Wednesday, August 10, 2011

Cisco Systems Inc. (NASDAQ: CSCO): Q4 Earnings Preview 2011

Cisco Systems Inc. (NASDAQ: CSCO), the world's largest computer networking gear maker, is scheduled to release its fiscal fourth-quarter earnings after the market close on Wednesday, August 10, 2011. Analysts, on average, expect the company to report earnings of 38 cents a share on revenue of $10.98 billion. In the year ago quarter, the company reported earnings of 43 cents per share on revenue of $10.84 billion.

Cisco Systems, Inc. designs, manufactures, and sells Internet Protocol (IP)-based networking and other products to the communications and IT industry worldwide. The company is often considered as a technology-industry bellwether as it dominates the market for routers and switches.

In the preceding fiscal third-quarter, the San Jose, California based company's net income was $1.8 billion, or 33 cents a share, compared to a profit of $2.2 billion, or 37 cents a share, in the year-ago quarter. On an adjusted basis, the company earned 42 cents a share in the latest quarter. Adjusted income was 42 cents a share. Revenue rose to $10.9 billion from $10.4 billion. Analysts, on average, expected the company to report earnings of 37 cents a share on revenue of $10.86 billion.

At its last earnings call in May, the company said that it expects revenue to be flat to up 2% from the year-earlier period, which translates to a range of roughly $10.8 billion to $11 billion. The company said it also expects adjusted earnings in the range of 37 cents a share to 39 cents a share.

Last month, the company slashed nearly 6,500 jobs globally in an attempt to cut mounting costs. Separately, the networking-equipment giant has agreed to sell its Juarez, Mexico-based video equipment unit to Foxconn Technology Group, the terms of which were not disclosed. Cisco expects to recognize total pre-tax restructuring charges to its GAAP financial results of not more than $1.3 billion over several quarters, consisting of severance and other one-time termination benefits. The company estimates that about $750 million of these charges will be recognized during the fourth quarter of fiscal year 2011, including nearly $500 million relating to the voluntary early retirement program. The remaining is expected to be recognized during fiscal year 2012. The company also expects to incur other charges related to its reorganization program.

Cisco's global operations and a clientele spanning businesses and government agencies has made it one of the technology sector's bellwethers. The management team's record of controlling costs and growing the business through acquisitions also made them a darling of tech investors over the years. Cisco has also diversified in recent years.

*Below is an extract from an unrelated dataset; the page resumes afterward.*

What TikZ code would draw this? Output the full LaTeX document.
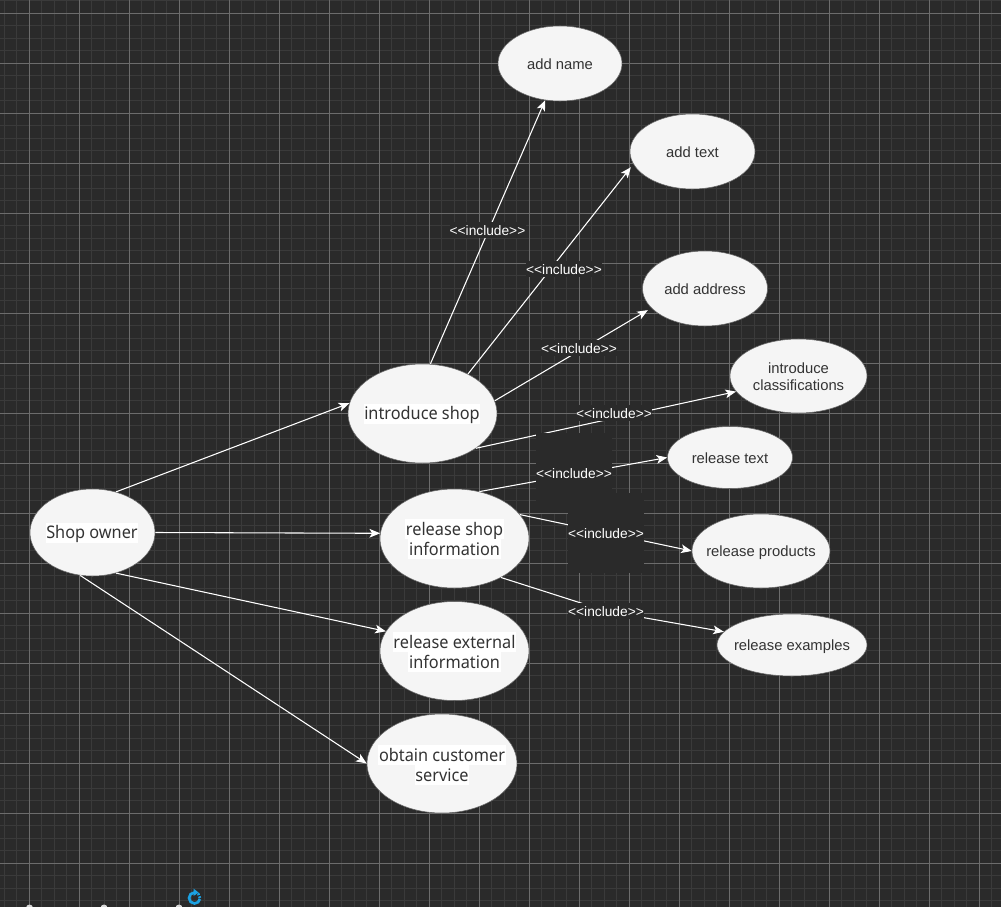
\documentclass[tikz,border=0pt]{standalone}
\usepackage{fontspec}
\setmainfont{Liberation Sans}
\newfontfamily\bigfont[FakeStretch=0.94]{Noto Sans}
\usetikzlibrary{arrows.meta,shapes.geometric}

\definecolor{canvasdark}{HTML}{2A2A2A}
\definecolor{gridminor}{HTML}{3A3A3A}
\definecolor{gridmajor}{HTML}{6C6C6C}
\definecolor{usefill}{HTML}{F5F5F5}
\definecolor{useline}{HTML}{666666}
\definecolor{usetext}{HTML}{333333}
\definecolor{spinblue}{HTML}{1BA1E2}

\tikzset{
    usecase/.style={ellipse, draw=useline, fill=usefill, text=usetext, inner xsep=-14pt, inner ysep=-6pt, text height=10pt, text depth=1.1pt, align=center, font=\fontsize{11.1}{13}\selectfont},
    bigtext/.style={text=usetext, fill=white, inner xsep=0.5pt, inner ysep=0pt, text height=12.2pt, text depth=2.8pt, font=\bigfont\fontsize{13}{15}\selectfont},
    edge/.style={draw=white, line width=0.8pt, -{Stealth[length=8pt,width=6.5pt,inset=2pt]}},
    inclabel/.style={text=white, fill=canvasdark, inner sep=0pt, text height=8pt, text depth=0pt, minimum width=57pt, minimum height=12pt, font=\fontsize{10.3}{12}\selectfont},
}

\begin{document}
\begin{tikzpicture}[x=0.75pt,y=-0.75pt]
    \useasboundingbox (0,0) rectangle (1001,907);
    \fill[canvasdark] (0,0) rectangle (1001,907);

    % Grid
    \foreach \k in {0,...,80} {
        \draw[gridminor, line width=0.75pt] ({4.3+12.5*\k},0) -- ({4.3+12.5*\k},907);
    }
    \foreach \k in {0,...,72} {
        \draw[gridminor, line width=0.75pt] (0,{0.8+12.5*\k}) -- (1001,{0.8+12.5*\k});
    }
    \foreach \k in {0,...,19} {
        \draw[gridmajor, line width=0.75pt] ({29.3+50*\k},0) -- ({29.3+50*\k},907);
    }
    \foreach \k in {0,...,18} {
        \draw[gridmajor, line width=0.75pt] (0,{13.3+50*\k}) -- (1001,{13.3+50*\k});
    }

    % Use cases, main column
    \node[usecase, minimum width=93.75pt, minimum height=65.25pt] (shopOwner) at (92.5,532.5) {};
    \node[usecase, minimum width=111.75pt, minimum height=74.25pt] (introShop) at (422.5,413.5) {};
    \node[usecase, minimum width=111.75pt, minimum height=74.25pt] (releaseShop) at (454.5,538.5) {};
    \node[usecase, minimum width=111.75pt, minimum height=74.25pt] (releaseExternal) at (454.5,651) {};
    \node[usecase, minimum width=112.5pt, minimum height=74.25pt] (obtainService) at (442,763.5) {};

    % Their texts sit on white
    \node[bigtext] (shopOwnerText) at (92,532.5) {Shop owner};
    \node[bigtext] (introShopText) at (422,413.5) {introduce shop};
    \node[bigtext] (releaseShopA) at (454.5,529) {release shop};
    \node[bigtext] (releaseShopB) at (454.5,549) {information};
    \node[bigtext] (releaseExternalA) at (454.5,642) {release external};
    \node[bigtext] (releaseExternalB) at (454.5,662) {information};
    \node[bigtext] (obtainServiceA) at (442,755) {obtain customer};
    \node[bigtext] (obtainServiceB) at (442,775) {service};

    % Use cases, right side
    \node[usecase, minimum width=93pt, minimum height=56.25pt] (addName) at (560,63.5) {add name};
    \node[usecase, minimum width=93.75pt, minimum height=56.25pt] (addText) at (692.5,151.5) {add text};
    \node[usecase, minimum width=93.75pt, minimum height=56.25pt] (addAddress) at (705,288.5) {add address};
    \node[usecase, minimum width=102.75pt, minimum height=55.5pt, text height=22.6pt, text depth=1pt] (introClass) at (798.5,376) {introduce\\classifications};
    \node[usecase, minimum width=93.75pt, minimum height=46.5pt] (releaseText) at (730,457.5) {release text};
    \node[usecase, minimum width=103.5pt, minimum height=55.5pt] (releaseProducts) at (761,551) {release products};
    \node[usecase, minimum width=112.5pt, minimum height=46.5pt] (releaseExamples) at (792,645) {release examples};

    % Bend at the label
    \coordinate (bendExamples) at (606,611);

    % Connectors
    \draw[edge] (shopOwner.60) -- (introShop.172);
    \draw[edge] (shopOwner.0) -- (releaseShop.176);
    \draw[edge] (shopOwner.-60.6) -- (releaseExternal.164.4);
    \draw[edge] (shopOwner.-106) -- (obtainService.180);
    \draw[edge] (introShop.81.4) -- (addName.-112);
    \draw[edge, shorten >=3pt] (introShop.41) -- (addText.192);
    \draw[edge, shorten >=3pt] (introShop.10.2) -- (addAddress.-160.5);
    \draw[edge] (introShop.-33.6) -- (introClass.-166.7);
    \draw[edge] (releaseShop.62.7) -- (releaseText.180);
    \draw[edge] (releaseShop.20.2) -- (releaseProducts.180);
    \draw[edge] (releaseShop.-40.2) -- (bendExamples) -- (releaseExamples.169);

    % Dark patches over the grid
    \fill[canvasdark] (536,433) rectangle (612,513);
    \fill[canvasdark] (568,493) rectangle (644,573);

    % Include labels
    \node[inclabel] (incName) at (487.5,230) {<{}<include>{}>};
    \node[inclabel] (incText) at (564,269) {<{}<include>{}>};
    \node[inclabel] (incAddress) at (579,348) {<{}<include>{}>};
    \node[inclabel] (incClass) at (614,413) {<{}<include>{}>};
    \node[inclabel] (incRelText) at (574,473) {<{}<include>{}>};
    \node[inclabel] (incProducts) at (606,533) {<{}<include>{}>};
    \node[inclabel] (incExamples) at (606,611) {<{}<include>{}>};

    % Bottom edge of the screen
    \foreach \x in {29.5,104,179} {
        \fill[white!85!black] (\x,908) circle (3.5);
    }
    \draw[spinblue, line width=2pt] (194.5,892.5) arc[start angle=270, end angle=10, radius=5.5];
    \draw[spinblue, line width=2pt, dash pattern=on 1.5pt off 1pt] (194.5,892.5) arc[start angle=270, end angle=360, radius=5.5];
    \fill[spinblue] (193.5,888.5) -- (198.5,892.5) -- (193.5,896) -- cycle;

\end{tikzpicture}
\end{document}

Cisco has been struggling to cope with rising costs that has threatened to derail its growth. Moreover, a fragile global economy has proven more damaging than initially expected. Moreover, competition in the company’s core markets has been intensifying for some time. On the bright side, Cisco has been diverting resources to rapidly enter a wide range of adjacent businesses in relatively short order. According to industry experts, Cisco still faces competitive hurdles, as other big tech giants, including one-time partner Hewlett-Packard (NYSE: HPQ), scramble for a larger piece of the corporate IT market, especially with the shift toward cloud computing, which is boosting the demand for data center systems. Cloud computing allows companies to tap computing power through a network instead of in-house data centers.